> _THE TASK_: Copy each line exactly. Drop every picture.

<<<<

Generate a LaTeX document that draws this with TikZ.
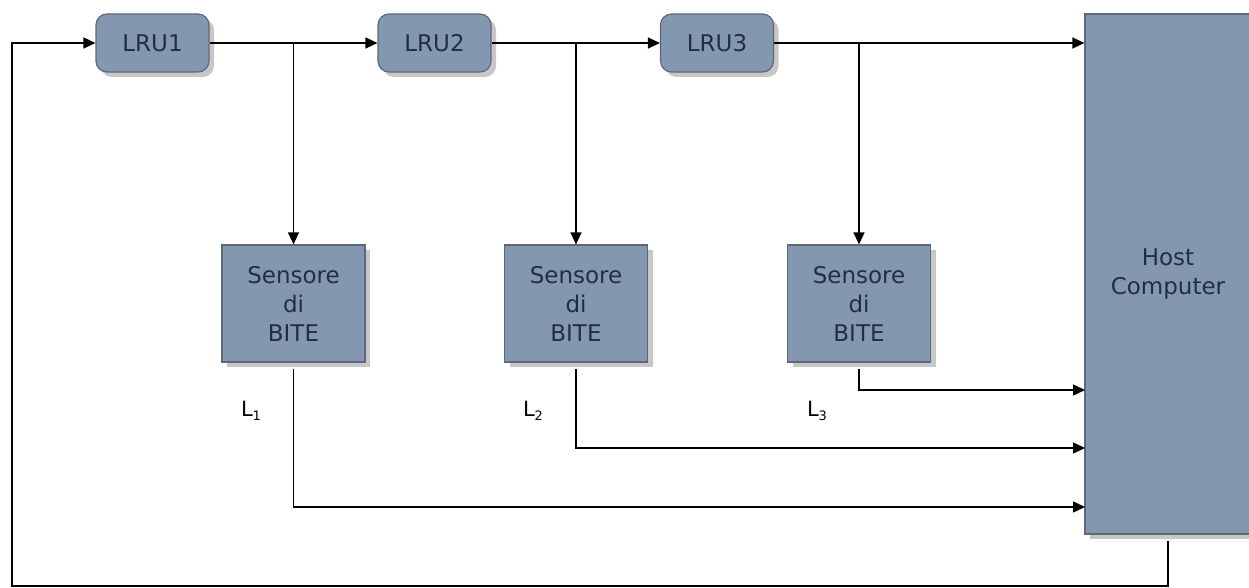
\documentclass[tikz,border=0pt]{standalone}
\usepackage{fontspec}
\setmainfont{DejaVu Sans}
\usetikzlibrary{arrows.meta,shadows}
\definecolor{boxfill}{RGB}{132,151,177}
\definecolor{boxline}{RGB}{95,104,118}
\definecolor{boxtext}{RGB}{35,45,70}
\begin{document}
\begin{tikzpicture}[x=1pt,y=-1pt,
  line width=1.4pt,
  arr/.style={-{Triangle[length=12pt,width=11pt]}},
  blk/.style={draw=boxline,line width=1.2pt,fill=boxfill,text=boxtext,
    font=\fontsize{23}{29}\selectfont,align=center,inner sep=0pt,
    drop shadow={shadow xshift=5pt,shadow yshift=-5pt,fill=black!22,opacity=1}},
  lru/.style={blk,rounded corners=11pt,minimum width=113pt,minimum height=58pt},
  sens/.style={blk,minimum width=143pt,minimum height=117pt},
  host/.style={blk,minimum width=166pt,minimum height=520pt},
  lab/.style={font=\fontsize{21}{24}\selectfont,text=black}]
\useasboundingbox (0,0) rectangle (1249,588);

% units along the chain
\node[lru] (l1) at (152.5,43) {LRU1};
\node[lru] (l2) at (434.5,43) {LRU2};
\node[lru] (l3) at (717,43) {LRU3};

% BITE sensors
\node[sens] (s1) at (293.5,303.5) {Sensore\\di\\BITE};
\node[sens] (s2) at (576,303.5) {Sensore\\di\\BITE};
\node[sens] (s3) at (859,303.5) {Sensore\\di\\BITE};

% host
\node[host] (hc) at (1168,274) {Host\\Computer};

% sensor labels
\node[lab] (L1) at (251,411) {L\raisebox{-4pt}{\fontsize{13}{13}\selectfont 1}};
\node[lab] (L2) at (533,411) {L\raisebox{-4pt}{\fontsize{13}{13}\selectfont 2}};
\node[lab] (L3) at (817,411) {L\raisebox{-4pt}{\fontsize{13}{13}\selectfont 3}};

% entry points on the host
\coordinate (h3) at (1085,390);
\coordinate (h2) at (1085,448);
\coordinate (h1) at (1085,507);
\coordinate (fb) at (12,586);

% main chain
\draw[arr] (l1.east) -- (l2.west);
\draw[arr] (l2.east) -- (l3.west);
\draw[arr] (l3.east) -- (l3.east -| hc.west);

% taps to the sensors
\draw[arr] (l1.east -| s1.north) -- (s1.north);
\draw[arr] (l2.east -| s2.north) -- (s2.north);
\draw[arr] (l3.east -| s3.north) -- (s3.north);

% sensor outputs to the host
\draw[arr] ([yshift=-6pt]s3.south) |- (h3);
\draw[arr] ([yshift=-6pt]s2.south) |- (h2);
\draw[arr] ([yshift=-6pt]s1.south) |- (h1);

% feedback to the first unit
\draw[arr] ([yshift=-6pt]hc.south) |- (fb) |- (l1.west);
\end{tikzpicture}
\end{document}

>>>>

> _RESULT OF THE EXERCISE_:
Generate a LaTeX document that draws this with TikZ.
\documentclass[tikz,border=0pt]{standalone}
\usepackage{fontspec}
\setmainfont{DejaVu Sans}
\usetikzlibrary{arrows.meta,shadows}
\definecolor{boxfill}{RGB}{132,151,177}
\definecolor{boxline}{RGB}{95,104,118}
\definecolor{boxtext}{RGB}{35,45,70}
\begin{document}
\begin{tikzpicture}[x=1pt,y=-1pt,
  line width=1.4pt,
  arr/.style={-{Triangle[length=12pt,width=11pt]}},
  blk/.style={draw=boxline,line width=1.2pt,fill=boxfill,text=boxtext,
    font=\fontsize{23}{29}\selectfont,align=center,inner sep=0pt,
    drop shadow={shadow xshift=5pt,shadow yshift=-5pt,fill=black!22,opacity=1}},
  lru/.style={blk,rounded corners=11pt,minimum width=113pt,minimum height=58pt},
  sens/.style={blk,minimum width=143pt,minimum height=117pt},
  host/.style={blk,minimum width=166pt,minimum height=520pt},
  lab/.style={font=\fontsize{21}{24}\selectfont,text=black}]
\useasboundingbox (0,0) rectangle (1249,588);

% units along the chain
\node[lru] (l1) at (152.5,43) {LRU1};
\node[lru] (l2) at (434.5,43) {LRU2};
\node[lru] (l3) at (717,43) {LRU3};

% BITE sensors
\node[sens] (s1) at (293.5,303.5) {Sensore\\di\\BITE};
\node[sens] (s2) at (576,303.5) {Sensore\\di\\BITE};
\node[sens] (s3) at (859,303.5) {Sensore\\di\\BITE};

% host
\node[host] (hc) at (1168,274) {Host\\Computer};

% sensor labels
\node[lab] (L1) at (251,411) {L\raisebox{-4pt}{\fontsize{13}{13}\selectfont 1}};
\node[lab] (L2) at (533,411) {L\raisebox{-4pt}{\fontsize{13}{13}\selectfont 2}};
\node[lab] (L3) at (817,411) {L\raisebox{-4pt}{\fontsize{13}{13}\selectfont 3}};

% entry points on the host
\coordinate (h3) at (1085,390);
\coordinate (h2) at (1085,448);
\coordinate (h1) at (1085,507);
\coordinate (fb) at (12,586);

% main chain
\draw[arr] (l1.east) -- (l2.west);
\draw[arr] (l2.east) -- (l3.west);
\draw[arr] (l3.east) -- (l3.east -| hc.west);

% taps to the sensors
\draw[arr] (l1.east -| s1.north) -- (s1.north);
\draw[arr] (l2.east -| s2.north) -- (s2.north);
\draw[arr] (l3.east -| s3.north) -- (s3.north);

% sensor outputs to the host
\draw[arr] ([yshift=-6pt]s3.south) |- (h3);
\draw[arr] ([yshift=-6pt]s2.south) |- (h2);
\draw[arr] ([yshift=-6pt]s1.south) |- (h1);

% feedback to the first unit
\draw[arr] ([yshift=-6pt]hc.south) |- (fb) |- (l1.west);
\end{tikzpicture}
\end{document}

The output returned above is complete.